Ypi is a professor of political theory at the LSE and though the book follows a narrative structure, there is also a cogent argument weaved throughout it. She wishes to challenge a triumphalist narrative that the fall of communism marked Albania’s liberation. This is not to say that she is apologising for Hoxha’s regime. She is unflinching about its repression. However, she presents the arrival of capitalism in the country as a destabilising force. The security of a planned economy was replaced by rapacious impersonal forces out for private gain – corrupt officials, criminal gangs, and the managers of newly privatised firms looking to cut costs. This marked the start of the exodus of Albanians to Western Europe that continues to the present and the country was only pulled back from the brink of a civil war by the deployment of thousands of Italian soldiers.

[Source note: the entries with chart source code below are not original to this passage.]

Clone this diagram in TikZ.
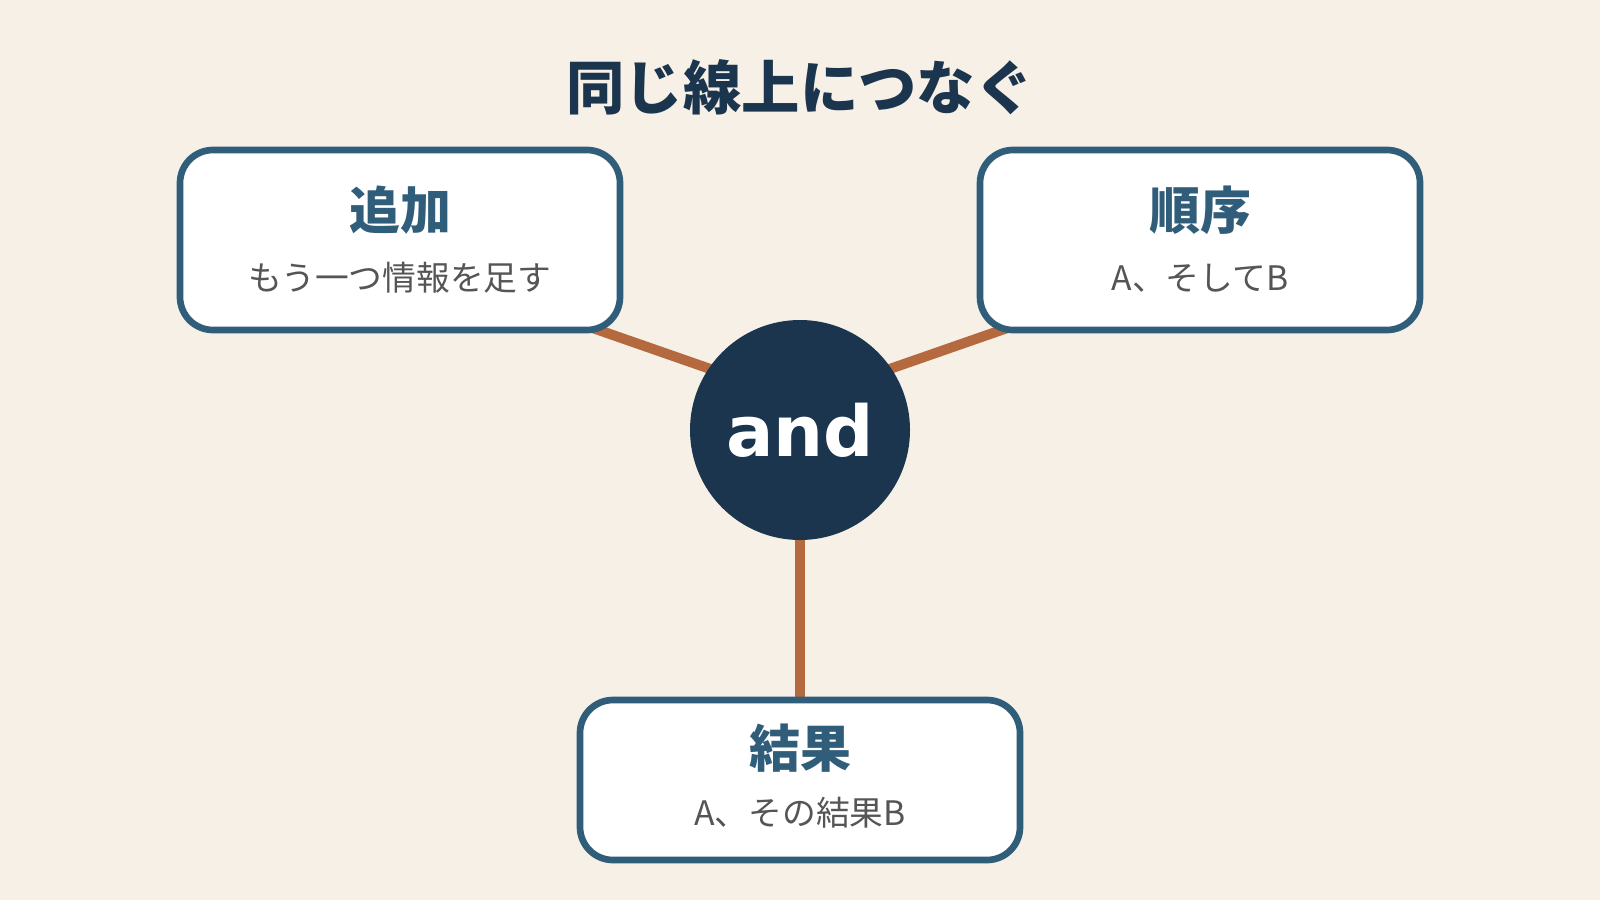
\documentclass[tikz,border=0pt]{standalone}
\usepackage{fontspec}
\usetikzlibrary{positioning,calc}
\newfontfamily\jpfont{Noto Sans CJK JP}
\newfontfamily\andfont{DejaVu Sans}
\definecolor{paper}{HTML}{F6F0E6}
\definecolor{navy}{HTML}{1B354E}
\definecolor{cardline}{HTML}{305D7A}
\definecolor{notegray}{HTML}{555555}
\definecolor{linkbrown}{HTML}{B46A3E}
\pgfdeclarelayer{paperlayer}
\pgfdeclarelayer{linklayer}
\pgfsetlayers{paperlayer,linklayer,main}

\begin{document}
\begin{tikzpicture}[
    card/.style={draw=cardline, fill=white, line width=1.9pt, rounded corners=0.33cm,
        minimum width=4.4cm, minimum height=1.8cm, inner sep=0pt},
    head/.style={text=cardline, font=\jpfont\bfseries\fontsize{14.5pt}{16pt}\selectfont},
    note/.style={text=notegray, font=\jpfont\fontsize{9.6pt}{11pt}\selectfont},
    link/.style={draw=linkbrown, line width=2.85pt},
]
    \begin{pgfonlayer}{paperlayer}
        \fill[paper] (0, 0) rectangle (16, 9);
    \end{pgfonlayer}
    \node[text=navy, font=\jpfont\bfseries\fontsize{16.6pt}{19pt}\selectfont] (title) at (8, 8.13) {同じ線上につなぐ};
    \node[card] (add) at (4, 6.6) {};
    \node[head] (addhead) at ([yshift=0.3cm]add.center) {追加};
    \node[note] (addnote) at ([yshift=-0.38cm]add.center) {もう一つ情報を足す};
    \node[card] (seq) at (12, 6.6) {};
    \node[head] (seqhead) at ([yshift=0.3cm]seq.center) {順序};
    \node[note] (seqnote) at ([yshift=-0.38cm]seq.center) {A、そしてB};
    \node[card, minimum height=1.6cm] (res) at (8, 1.2) {};
    \node[head] (reshead) at ([yshift=0.32cm]res.center) {結果};
    \node[note] (resnote) at ([yshift=-0.33cm]res.center) {A、その結果B};
    \node[circle, fill=navy, minimum size=2.2cm, inner sep=0pt, outer sep=0pt, text=white,
        font=\andfont\bfseries\fontsize{20pt}{22pt}\selectfont] (hub) at (8, 4.7) {and};
    \begin{pgfonlayer}{linklayer}
        \draw[link] ([shift={(-0.633, 0.167)}]add.south east) -- ([shift={(-19.1:0.2)}]hub.146);
        \draw[link] ([shift={(0.633, 0.167)}]seq.south west) -- ([shift={(199.1:0.2)}]hub.34);
        \draw[link] (hub) -- (res);
    \end{pgfonlayer}
\end{tikzpicture}
\end{document}
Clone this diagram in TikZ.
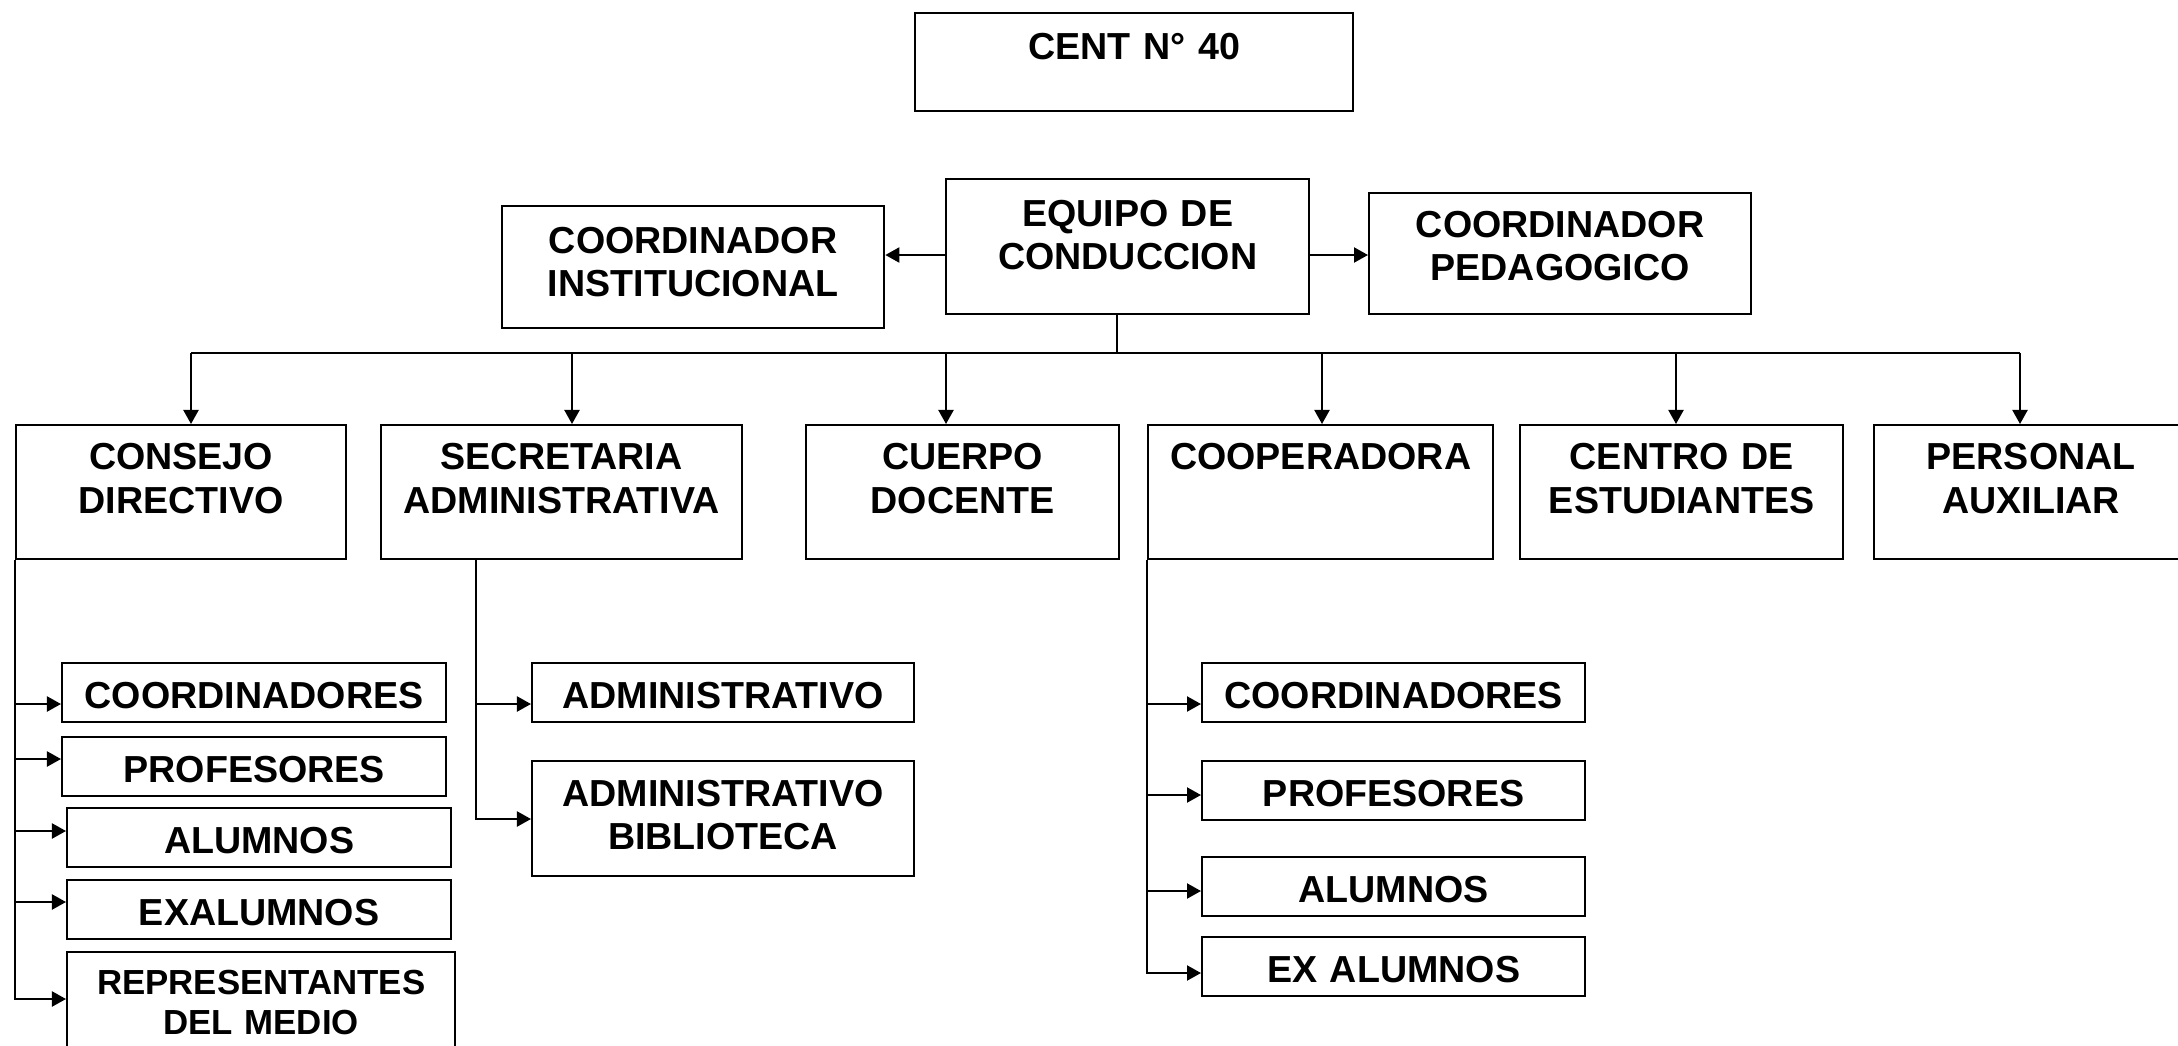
\documentclass[tikz,border=0pt]{standalone}
\usepackage{fontspec}
\setmainfont{Liberation Sans}
\usetikzlibrary{arrows.meta}
\begin{document}
\begin{tikzpicture}[>={Triangle[length=0.14cm,width=0.15cm]}, x=0.01cm, y=-0.01cm, semithick,
  box/.style={draw, inner sep=0pt, anchor=north west, align=center, font=\bfseries\fontsize{10.7}{12.3}\selectfont},
  rowbox/.style={box, text height=0.448cm, text depth=0.892cm},
  small/.style={box, text height=0.45cm, text depth=0.137cm}]
\useasboundingbox (0,0) rectangle (2178,1045);
% top
\node[box, text width=4.38cm, text height=0.46cm, text depth=0.52cm] (cent) at (914,12) {CENT N° 40};
\node[box, text width=3.82cm, text height=0.47cm, text depth=0.75cm] (inst) at (501,205) {COORDINADOR\\INSTITUCIONAL};
\node[box, text width=3.63cm, text height=0.475cm, text depth=0.875cm] (equipo) at (945,178) {EQUIPO DE\\CONDUCCION};
\node[box, text width=3.82cm, text height=0.44cm, text depth=0.77cm] (ped) at (1368,192) {COORDINADOR\\PEDAGOGICO};
% second row
\node[rowbox, text width=3.30cm] (cons) at (15,424) {CONSEJO\\DIRECTIVO};
\node[rowbox, text width=3.61cm] (secr) at (380,424) {SECRETARIA\\ADMINISTRATIVA};
\node[rowbox, text width=3.13cm] (cuer) at (805,424) {CUERPO\\DOCENTE};
\node[rowbox, text width=3.45cm] (coop) at (1147,424) {COOPERADORA};
\node[rowbox, text width=3.23cm] (cest) at (1519,424) {CENTRO DE\\ESTUDIANTES};
\node[rowbox, text width=3.14cm] (pers) at (1873,424) {PERSONAL\\AUXILIAR};
% consejo
\node[small, text width=3.84cm] (cd1) at (61,662) {COORDINADORES};
\node[small, text width=3.84cm] (pr1) at (61,736) {PROFESORES};
\node[small, text width=3.84cm] (al1) at (66,807) {ALUMNOS};
\node[small, text width=3.84cm] (ex1) at (66,879) {EXALUMNOS};
\node[box, text width=3.88cm, text height=0.425cm, text depth=0.705cm, font=\bfseries\fontsize{9.9}{11.4}\selectfont] (rep) at (66,951) {REPRESENTANTES\\DEL MEDIO};
% secretaria
\node[small, text width=3.82cm] (adm) at (531,662) {ADMINISTRATIVO};
\node[box, text width=3.82cm, text height=0.45cm, text depth=0.70cm] (bib) at (531,760) {ADMINISTRATIVO\\BIBLIOTECA};
% cooperadora
\node[small, text width=3.83cm] (cd2) at (1201,662) {COORDINADORES};
\node[small, text width=3.83cm] (pr2) at (1201,760) {PROFESORES};
\node[small, text width=3.83cm] (al2) at (1201,856) {ALUMNOS};
\node[small, text width=3.83cm] (ex2) at (1201,936) {EX ALUMNOS};

\draw[->] (equipo.west |- 0,255) -- (inst.east |- 0,255);
\draw[->] (equipo.east |- 0,255) -- (ped.west |- 0,255);
\coordinate (bus) at (1117,353);
\draw (equipo.south -| bus) -- (bus);
\foreach \i/\x in {1/191,2/572,3/946,4/1322,5/1676,6/2020}
  \coordinate (d\i) at (\x,353);
\draw (d1) -- (d6);
\foreach \i/\n in {1/cons,2/secr,3/cuer,4/coop,5/cest,6/pers}
  \draw[->] (d\i) -- (d\i |- \n.north);

\draw[->] (cons.south west) |- (rep.west |- 0,999);
\foreach \n/\y in {cd1/704,pr1/759,al1/831,ex1/902}
  \draw[->] (cons.south west |- 0,\y) -- (\n.west |- 0,\y);
\draw[->] (476,0 |- secr.south) |- (bib.west |- 0,819);
\draw[->] (476,704) -- (adm.west |- 0,704);
\draw[->] (coop.south west) |- (ex2.west |- 0,973);
\foreach \n/\y in {cd2/704,pr2/795,al2/891}
  \draw[->] (coop.south west |- 0,\y) -- (\n.west |- 0,\y);
\end{tikzpicture}
\end{document}
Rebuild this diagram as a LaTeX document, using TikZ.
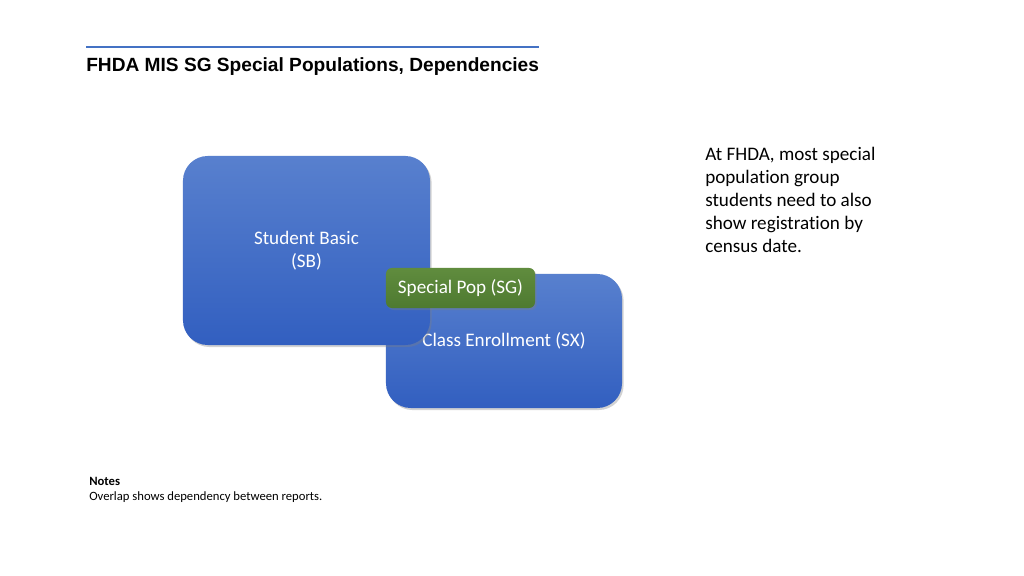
\documentclass[tikz,border=0pt]{standalone}
\usepackage{fontspec}
\setmainfont{Carlito}[Ligatures=NoCommon]
\newfontfamily\titlefont{Liberation Sans}
\usetikzlibrary{shadows}
\definecolor{fhda_blueT}{RGB}{88,128,206}
\definecolor{fhda_blueB}{RGB}{50,95,192}
\definecolor{fhda_greenT}{RGB}{96,140,62}
\definecolor{fhda_greenB}{RGB}{78,122,48}
\definecolor{fhda_rule}{RGB}{68,114,196}
\tikzset{
  reportbox/.style={shape=rectangle,rounded corners=0.62cm,top color=fhda_blueT,bottom color=fhda_blueB,
    draw=none,text=white,align=center,font=\fontsize{13.6}{16.4}\selectfont,
    drop shadow={shadow xshift=0.04cm,shadow yshift=-0.05cm,opacity=0.35}},
  groupbox/.style={shape=rectangle,rounded corners=0.15cm,top color=fhda_greenT,bottom color=fhda_greenB,
    draw=none,text=white,align=center,font=\fontsize{13.6}{16.4}\selectfont,
    drop shadow={shadow xshift=0.04cm,shadow yshift=-0.05cm,opacity=0.35}}
}
\begin{document}
\begin{tikzpicture}[x=0.025cm,y=-0.025cm]
    \useasboundingbox[fill=white] (0,0) rectangle (1024,576);
    % title
    \draw[fhda_rule,line width=0.05cm] (86,47) to (539,47);
    \node[anchor=base west,inner sep=0,font=\titlefont\bfseries\fontsize{13.6}{16}\selectfont] (title) at (86,72) {FHDA MIS SG Special Populations, Dependencies};
    % reports
    \node[reportbox,minimum width=5.9cm,minimum height=3.35cm] (sx) at (504,341) {Class Enrollment (SX)};
    \node[reportbox,minimum width=6.175cm,minimum height=4.725cm] (sb) at (306.5,250.5) {Student Basic\\(SB)};
    \node[groupbox,minimum width=3.725cm,minimum height=1.0cm] (sg) at (460.5,288) {Special Pop (SG)};
    % side text
    \node[anchor=north west,inner sep=0,align=left,font=\fontsize{13.6}{16.4}\selectfont] (remark) at (705,147) {At FHDA, most special\\population group\\students need to also\\show registration by\\census date.};
    % notes
    \node[anchor=base west,inner sep=0,font=\bfseries\fontsize{9}{11}\selectfont] (notes) at (89,485) {Notes};
    \node[anchor=base west,inner sep=0,font=\fontsize{9}{11}\selectfont] (notestext) at (89,500) {Overlap shows dependency between reports.};
\end{tikzpicture}
\end{document}
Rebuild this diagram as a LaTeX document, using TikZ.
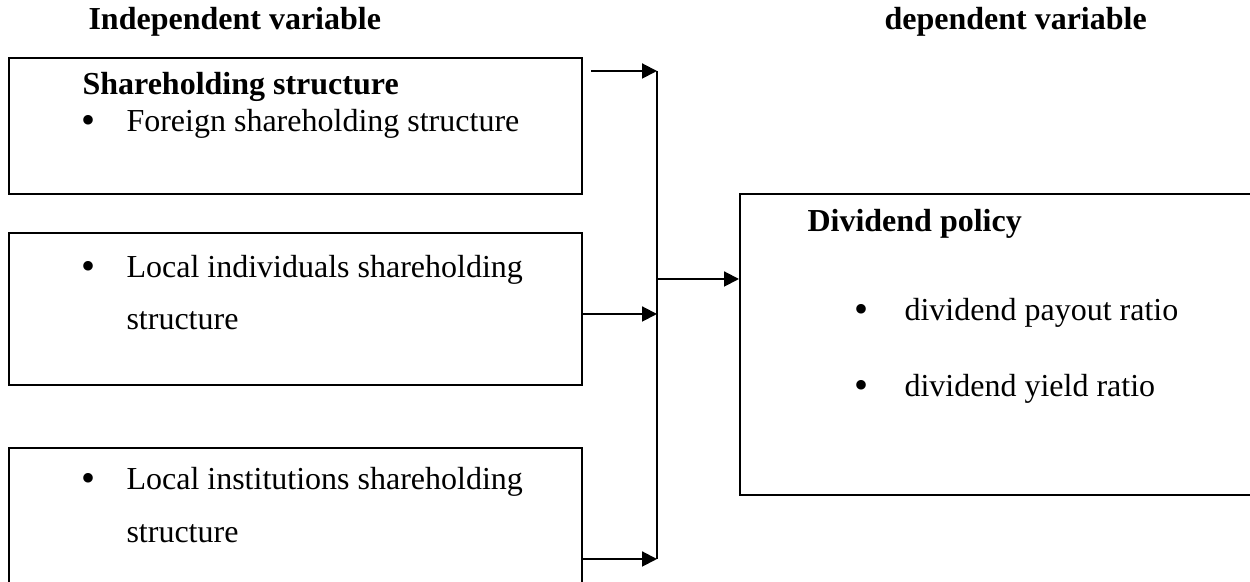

However, what makes this book so special is that even if you don’t agree with Ypi’s thesis, and personally I find a loss of state capacity a more convincing explanation than marketisation for the travails of post-communist Albania, it still transports you into a particular moment of history. To continue a theme, Ypi has a skill for manifesting people, places, relationships, and moments on the page which rivals that of most novelists. And it is used in service of conveying experiences which are clearly etched into the author’s memory. You thus get these rich subplots like how because her mother is part of a family that was politically influential in pre-communist times, a committed Thatcherite, and, apparently, rather formidable, her father winds up being elected as an MP for the right-wing anti-communist party, despite his socialist instincts. This contradiction only grows more acute once he is given a minister portfolio with responsibility for overhauling the nation’s ports and must grapple with the expectation that he will make them economically viable, even if that means laying-off the bulk of their primarily Romany workforce. This at once draws on the understanding Ypi has instilled in her readers of her father’s character and the dynamics within her family, whilst also guiding us through Albania’s recent history and pushing us to ask questions about our political principles.

The portrait of Albania which emerges by the end of Free is not a happy one. The recent stories throughout the British press about Albanians trying to cross the English Channel in small boats have unfortunately also probably contributed to the impression that it is a depressing place. However, Free also underlines what a deeply fascinating place it is and what a rich and complicated history it has. Mostly as a result of reading it, I wound up visiting for the first time. Between beautiful old Ottoman cities, the impressive mountains of the north, the vineyard and olive tree filled countryside of the south, and peculiar relics of the Hoxha era – not to mention people who seem to genuinely welcome visitors – it is, in my opinion at least, one of the best destinations in Europe. Hopefully Free will be a way into its history for many more people.